American physics writer and editor

Barbara Suzanne Goss Levi (born 1943) is an American physicist, physics writer, and editor.

==Education and career==
Levi is a graduate of Carleton College, where she majored in physics. She earned a Ph.D. in 1971 at Stanford University, concentrating in particle physics. Her dissertation, Low energy pion-nucleon scattering, was supported by the United States Atomic Energy Commission, and analyzed experimental data from the SLAC National Accelerator Laboratory.

She was a faculty member in physics at Fairleigh Dickinson University from 1970 to 1976, and at Georgia Tech from 1976 to 1980. She also consulted for the congressional Office of Technology Assessment through its period of operation from the 1970s until its closure in 1995, and was a researcher in arms control at Princeton University in the Center for Energy and Environmental Studies from 1981 to 1987, with a year on leave at Bell Labs. She was a visiting professor at Rutgers University in 1988–1989, and in the same years chaired the Forum on Physics and Society of the American Physical Society (APS).

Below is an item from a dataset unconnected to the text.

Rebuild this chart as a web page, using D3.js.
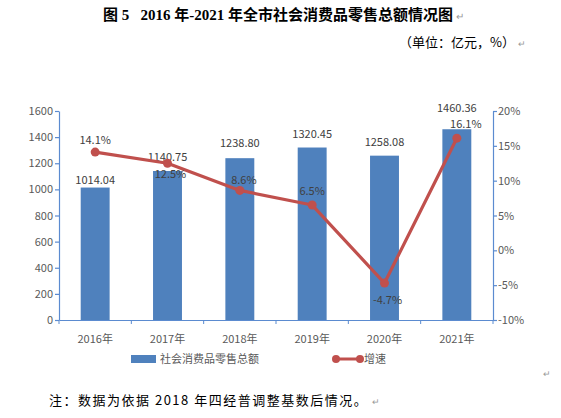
<!DOCTYPE html>
<html>
<head>
<meta charset="utf-8">
<script src="https://cdn.jsdelivr.net/npm/d3@7"></script>
<style>
body { margin: 0; background: #fff; }
svg text { font-family: "Noto Sans CJK SC", "Noto Sans", sans-serif; }
</style>
</head>
<body>
<svg id="chart" width="561" height="418"></svg>
<script>
var years = ["2016年", "2017年", "2018年", "2019年", "2020年", "2021年"];
var sales = [1014.04, 1140.75, 1238.80, 1320.45, 1258.08, 1460.36];
var growth = [14.1, 12.5, 8.6, 6.5, -4.7, 16.1];
var leftTicks = [0, 200, 400, 600, 800, 1000, 1200, 1400, 1600];
var rightTicks = [-10, -5, 0, 5, 10, 15, 20];

// hand-placed label nudges (px), as in the original document
var barLabDy = [-4, -10, -11, -10, -10, -17];
var growthLabDy = [-8, 15, -6, -10, 21, -10];
var growthLabDx = [0, 3, 4, 0, 3, 9];

var svg = d3.select("#chart");
var blue = "#4f81bd", red = "#c0504d", axisColor = "#5b8bd0", grey = "#595959";

var x = d3.scaleBand().domain(years).range([59, 493]).paddingInner(0.6).paddingOuter(0.3);
var band = d3.scaleBand().domain(years).range([59, 493]);
var yL = d3.scaleLinear().domain([0, 1600]).range([320, 111]);
var yR = d3.scaleLinear().domain([-10, 20]).range([320, 111]);

// titles
svg.append("text")
	.attr("x", 278).attr("y", 20)
	.attr("text-anchor", "middle")
	.style("font-family", "'Liberation Serif', 'Noto Sans CJK SC', serif")
	.style("font-size", "15px")
	.style("font-weight", "bold")
	.attr("fill", "#000")
	.text("图 5\u00a0\u00a0\u00a02016 年-2021 年全市社会消费品零售总额情况图");
svg.append("text")
	.attr("x", 456).attr("y", 20)
	.style("font-size", "10px").attr("fill", "#999")
	.text("↵");

svg.append("text")
	.attr("x", 515).attr("y", 47)
	.attr("text-anchor", "end")
	.style("font-size", "13px")
	.attr("fill", "#000")
	.text("（单位：亿元，%）");
svg.append("text")
	.attr("x", 518).attr("y", 47)
	.style("font-size", "9px").attr("fill", "#999")
	.text("↵");

// bars
svg.selectAll("rect.bar")
	.data(sales)
	.enter().append("rect")
	.attr("class", "bar")
	.attr("x", function(d, i) { return x(years[i]); })
	.attr("width", x.bandwidth())
	.attr("y", function(d) { return yL(d); })
	.attr("height", function(d) { return yL(0) - yL(d); })
	.attr("fill", blue);

svg.selectAll("text.barlab")
	.data(sales)
	.enter().append("text")
	.attr("class", "barlab")
	.attr("x", function(d, i) { return x(years[i]) + x.bandwidth() / 2; })
	.attr("y", function(d, i) { return yL(d) + barLabDy[i]; })
	.attr("text-anchor", "middle")
	.style("font-size", "11px")
	.attr("fill", "#404040")
	.text(function(d) { return d.toFixed(2); });

// axes
var gL = svg.append("g").attr("transform", "translate(59,0)")
	.call(d3.axisLeft(yL).tickValues(leftTicks).tickSize(4).tickSizeOuter(0)
		.tickFormat(d3.format("d")));
var gR = svg.append("g").attr("transform", "translate(493,0)")
	.call(d3.axisRight(yR).tickValues(rightTicks).tickSize(4).tickSizeOuter(0)
		.tickFormat(function(d) { return d + "%"; }));
var gX = svg.append("g").attr("transform", "translate(0,320)")
	.call(d3.axisBottom(x).tickSize(0).tickSizeOuter(0).tickPadding(15));

// band boundary ticks on x axis
svg.selectAll("line.xt")
	.data(years.concat(["end"]))
	.enter().append("line")
	.attr("class", "xt")
	.attr("x1", function(d, i) { return 59 + i * band.bandwidth(); })
	.attr("x2", function(d, i) { return 59 + i * band.bandwidth(); })
	.attr("y1", 320).attr("y2", 324)
	.attr("stroke", axisColor);

[gL, gR, gX].forEach(function(g) {
	g.selectAll("path, line").attr("stroke", axisColor).attr("stroke-width", 1.2);
	g.selectAll("text").attr("fill", grey).style("font-size", "11px")
		.style("font-family", "'Noto Sans CJK SC', sans-serif");
});
gL.selectAll("text").attr("x", -6);
gR.selectAll("text").attr("x", 5);

// growth line
var line = d3.line()
	.x(function(d, i) { return band(years[i]) + band.bandwidth() / 2; })
	.y(function(d) { return yR(d); });

svg.append("path")
	.datum(growth)
	.attr("d", line)
	.attr("fill", "none")
	.attr("stroke", red)
	.attr("stroke-width", 3.2)
	.attr("stroke-linejoin", "round");

svg.selectAll("circle.pt")
	.data(growth)
	.enter().append("circle")
	.attr("class", "pt")
	.attr("cx", function(d, i) { return band(years[i]) + band.bandwidth() / 2; })
	.attr("cy", function(d) { return yR(d); })
	.attr("r", 4.5)
	.attr("fill", red);

svg.selectAll("text.glab")
	.data(growth)
	.enter().append("text")
	.attr("class", "glab")
	.attr("x", function(d, i) { return band(years[i]) + band.bandwidth() / 2 + growthLabDx[i]; })
	.attr("y", function(d, i) { return yR(d) + growthLabDy[i]; })
	.attr("text-anchor", "middle")
	.style("font-size", "11px")
	.attr("fill", "#404040")
	.text(function(d) { return d.toFixed(1) + "%"; });

// legend
var lg = svg.append("g");
lg.append("rect").attr("x", 131).attr("y", 355).attr("width", 25).attr("height", 8).attr("fill", blue);
lg.append("text").attr("x", 160).attr("y", 363).style("font-size", "11px").attr("fill", grey).text("社会消费品零售总额");
lg.append("line").attr("x1", 336).attr("x2", 360).attr("y1", 359).attr("y2", 359)
	.attr("stroke", red).attr("stroke-width", 3);
lg.append("circle").attr("cx", 336).attr("cy", 359).attr("r", 4).attr("fill", red);
lg.append("circle").attr("cx", 360).attr("cy", 359).attr("r", 4).attr("fill", red);
lg.append("text").attr("x", 364).attr("y", 363).style("font-size", "11px").attr("fill", grey).text("增速");

svg.append("text")
	.attr("x", 543).attr("y", 377)
	.style("font-size", "9px").attr("fill", "#999")
	.text("↵");

// footnote
svg.append("text")
	.attr("x", 49).attr("y", 405)
	.style("font-size", "13px")
	.style("letter-spacing", "1.5px")
	.attr("fill", "#000")
	.text("注：数据为依据 2018 年四经普调整基数后情况。");
svg.append("text")
	.attr("x", 372).attr("y", 405)
	.style("font-size", "9px").attr("fill", "#999")
	.text("↵");
</script>
</body>
</html>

Meanwhile, she became an assistant editor for the American Institute of Physics in 1969. After completing her doctorate, she continued at the American Institute of Physics as consulting editor from 1971 to 1987, associate editor from 1987 to 1988, and senior associate editor from 1989 to 1992, before becoming senior editor in 1992. During this period, she was a regular columnist for the Institute's magazine Physics Today, and edited the magazine's news section. She stepped down as senior editor in 2003, continuing as a contributing editor.

==Books==
Levi is the editor of books including:
- The Future of Land Based-Strategic Missiles (with Mark Sakitt and Art Hobson, American Institute of Physics, 1989)
- Global Warming: Physics and Facts (with David W. Hafemeister and Richard Scribner, American Institute of Physics, 1992)

==Recognition==
Levi was named a Fellow of the American Physical Society in 1991, after a nomination from the APS Forum on Physics and Society, "for her objective analyses and expositions of the physics behind many nuclear weapons issues, and for her lucid explanations of current research for the readers of Physics Today". She was also elected as a Fellow of the American Association for the Advancement of Science in 1992.